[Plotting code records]
********

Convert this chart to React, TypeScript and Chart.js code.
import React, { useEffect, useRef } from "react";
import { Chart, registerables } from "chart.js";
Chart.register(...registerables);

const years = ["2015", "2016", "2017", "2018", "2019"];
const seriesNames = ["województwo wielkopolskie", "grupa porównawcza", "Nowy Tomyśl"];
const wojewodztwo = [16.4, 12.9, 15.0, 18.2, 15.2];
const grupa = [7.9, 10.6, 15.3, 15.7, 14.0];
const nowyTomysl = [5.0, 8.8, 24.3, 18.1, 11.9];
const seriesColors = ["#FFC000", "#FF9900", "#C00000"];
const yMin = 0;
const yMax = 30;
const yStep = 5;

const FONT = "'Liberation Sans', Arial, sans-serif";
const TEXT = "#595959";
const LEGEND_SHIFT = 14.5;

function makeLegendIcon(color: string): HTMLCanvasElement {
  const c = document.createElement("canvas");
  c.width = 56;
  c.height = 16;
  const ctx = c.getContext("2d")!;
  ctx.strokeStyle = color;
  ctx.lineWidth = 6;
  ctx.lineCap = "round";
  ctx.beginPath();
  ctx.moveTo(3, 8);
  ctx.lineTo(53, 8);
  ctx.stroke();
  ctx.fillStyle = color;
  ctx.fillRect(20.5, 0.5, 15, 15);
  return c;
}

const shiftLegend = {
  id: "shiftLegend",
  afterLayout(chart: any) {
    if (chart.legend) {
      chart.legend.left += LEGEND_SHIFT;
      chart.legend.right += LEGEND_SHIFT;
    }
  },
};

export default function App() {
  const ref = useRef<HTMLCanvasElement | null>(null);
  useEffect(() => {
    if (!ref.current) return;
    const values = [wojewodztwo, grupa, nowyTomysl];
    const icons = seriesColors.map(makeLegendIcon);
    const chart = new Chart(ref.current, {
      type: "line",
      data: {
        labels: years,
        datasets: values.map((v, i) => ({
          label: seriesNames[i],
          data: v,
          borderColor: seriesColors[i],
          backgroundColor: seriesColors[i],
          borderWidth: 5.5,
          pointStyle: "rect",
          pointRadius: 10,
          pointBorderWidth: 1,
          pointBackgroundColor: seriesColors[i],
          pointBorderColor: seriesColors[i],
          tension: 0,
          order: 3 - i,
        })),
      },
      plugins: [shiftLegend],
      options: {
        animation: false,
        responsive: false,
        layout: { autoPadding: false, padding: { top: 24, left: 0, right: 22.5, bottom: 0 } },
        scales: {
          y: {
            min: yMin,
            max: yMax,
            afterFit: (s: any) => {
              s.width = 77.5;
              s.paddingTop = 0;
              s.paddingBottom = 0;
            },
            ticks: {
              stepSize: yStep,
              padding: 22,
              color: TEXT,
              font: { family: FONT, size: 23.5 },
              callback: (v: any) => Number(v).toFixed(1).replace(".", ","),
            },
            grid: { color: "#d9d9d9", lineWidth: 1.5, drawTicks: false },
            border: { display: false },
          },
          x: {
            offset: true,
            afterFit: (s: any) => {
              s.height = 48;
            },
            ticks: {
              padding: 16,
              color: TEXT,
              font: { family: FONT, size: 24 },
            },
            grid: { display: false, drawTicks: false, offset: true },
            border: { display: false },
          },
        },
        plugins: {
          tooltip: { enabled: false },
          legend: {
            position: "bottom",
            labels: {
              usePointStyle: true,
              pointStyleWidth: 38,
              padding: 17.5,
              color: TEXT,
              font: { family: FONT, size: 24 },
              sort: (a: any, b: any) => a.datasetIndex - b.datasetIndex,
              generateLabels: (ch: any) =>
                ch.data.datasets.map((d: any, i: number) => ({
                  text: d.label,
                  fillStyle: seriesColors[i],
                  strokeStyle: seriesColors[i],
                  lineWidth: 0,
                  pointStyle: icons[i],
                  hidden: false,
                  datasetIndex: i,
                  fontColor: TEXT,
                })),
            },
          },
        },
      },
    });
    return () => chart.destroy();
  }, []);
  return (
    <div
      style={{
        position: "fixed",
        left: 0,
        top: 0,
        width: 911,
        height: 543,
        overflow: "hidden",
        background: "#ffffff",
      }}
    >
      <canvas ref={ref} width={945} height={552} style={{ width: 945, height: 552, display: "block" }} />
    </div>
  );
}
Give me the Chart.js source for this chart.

********

Stated exercise: Using the listing above, reproduce each line without omission.

Exercise response:
Convert this chart to React, TypeScript and Chart.js code.
import React, { useEffect, useRef } from "react";
import { Chart, registerables } from "chart.js";
Chart.register(...registerables);

const years = ["2015", "2016", "2017", "2018", "2019"];
const seriesNames = ["województwo wielkopolskie", "grupa porównawcza", "Nowy Tomyśl"];
const wojewodztwo = [16.4, 12.9, 15.0, 18.2, 15.2];
const grupa = [7.9, 10.6, 15.3, 15.7, 14.0];
const nowyTomysl = [5.0, 8.8, 24.3, 18.1, 11.9];
const seriesColors = ["#FFC000", "#FF9900", "#C00000"];
const yMin = 0;
const yMax = 30;
const yStep = 5;

const FONT = "'Liberation Sans', Arial, sans-serif";
const TEXT = "#595959";
const LEGEND_SHIFT = 14.5;

function makeLegendIcon(color: string): HTMLCanvasElement {
  const c = document.createElement("canvas");
  c.width = 56;
  c.height = 16;
  const ctx = c.getContext("2d")!;
  ctx.strokeStyle = color;
  ctx.lineWidth = 6;
  ctx.lineCap = "round";
  ctx.beginPath();
  ctx.moveTo(3, 8);
  ctx.lineTo(53, 8);
  ctx.stroke();
  ctx.fillStyle = color;
  ctx.fillRect(20.5, 0.5, 15, 15);
  return c;
}

const shiftLegend = {
  id: "shiftLegend",
  afterLayout(chart: any) {
    if (chart.legend) {
      chart.legend.left += LEGEND_SHIFT;
      chart.legend.right += LEGEND_SHIFT;
    }
  },
};

export default function App() {
  const ref = useRef<HTMLCanvasElement | null>(null);
  useEffect(() => {
    if (!ref.current) return;
    const values = [wojewodztwo, grupa, nowyTomysl];
    const icons = seriesColors.map(makeLegendIcon);
    const chart = new Chart(ref.current, {
      type: "line",
      data: {
        labels: years,
        datasets: values.map((v, i) => ({
          label: seriesNames[i],
          data: v,
          borderColor: seriesColors[i],
          backgroundColor: seriesColors[i],
          borderWidth: 5.5,
          pointStyle: "rect",
          pointRadius: 10,
          pointBorderWidth: 1,
          pointBackgroundColor: seriesColors[i],
          pointBorderColor: seriesColors[i],
          tension: 0,
          order: 3 - i,
        })),
      },
      plugins: [shiftLegend],
      options: {
        animation: false,
        responsive: false,
        layout: { autoPadding: false, padding: { top: 24, left: 0, right: 22.5, bottom: 0 } },
        scales: {
          y: {
            min: yMin,
            max: yMax,
            afterFit: (s: any) => {
              s.width = 77.5;
              s.paddingTop = 0;
              s.paddingBottom = 0;
            },
            ticks: {
              stepSize: yStep,
              padding: 22,
              color: TEXT,
              font: { family: FONT, size: 23.5 },
              callback: (v: any) => Number(v).toFixed(1).replace(".", ","),
            },
            grid: { color: "#d9d9d9", lineWidth: 1.5, drawTicks: false },
            border: { display: false },
          },
          x: {
            offset: true,
            afterFit: (s: any) => {
              s.height = 48;
            },
            ticks: {
              padding: 16,
              color: TEXT,
              font: { family: FONT, size: 24 },
            },
            grid: { display: false, drawTicks: false, offset: true },
            border: { display: false },
          },
        },
        plugins: {
          tooltip: { enabled: false },
          legend: {
            position: "bottom",
            labels: {
              usePointStyle: true,
              pointStyleWidth: 38,
              padding: 17.5,
              color: TEXT,
              font: { family: FONT, size: 24 },
              sort: (a: any, b: any) => a.datasetIndex - b.datasetIndex,
              generateLabels: (ch: any) =>
                ch.data.datasets.map((d: any, i: number) => ({
                  text: d.label,
                  fillStyle: seriesColors[i],
                  strokeStyle: seriesColors[i],
                  lineWidth: 0,
                  pointStyle: icons[i],
                  hidden: false,
                  datasetIndex: i,
                  fontColor: TEXT,
                })),
            },
          },
        },
      },
    });
    return () => chart.destroy();
  }, []);
  return (
    <div
      style={{
        position: "fixed",
        left: 0,
        top: 0,
        width: 911,
        height: 543,
        overflow: "hidden",
        background: "#ffffff",
      }}
    >
      <canvas ref={ref} width={945} height={552} style={{ width: 945, height: 552, display: "block" }} />
    </div>
  );
}
Give me the Chart.js source for this chart.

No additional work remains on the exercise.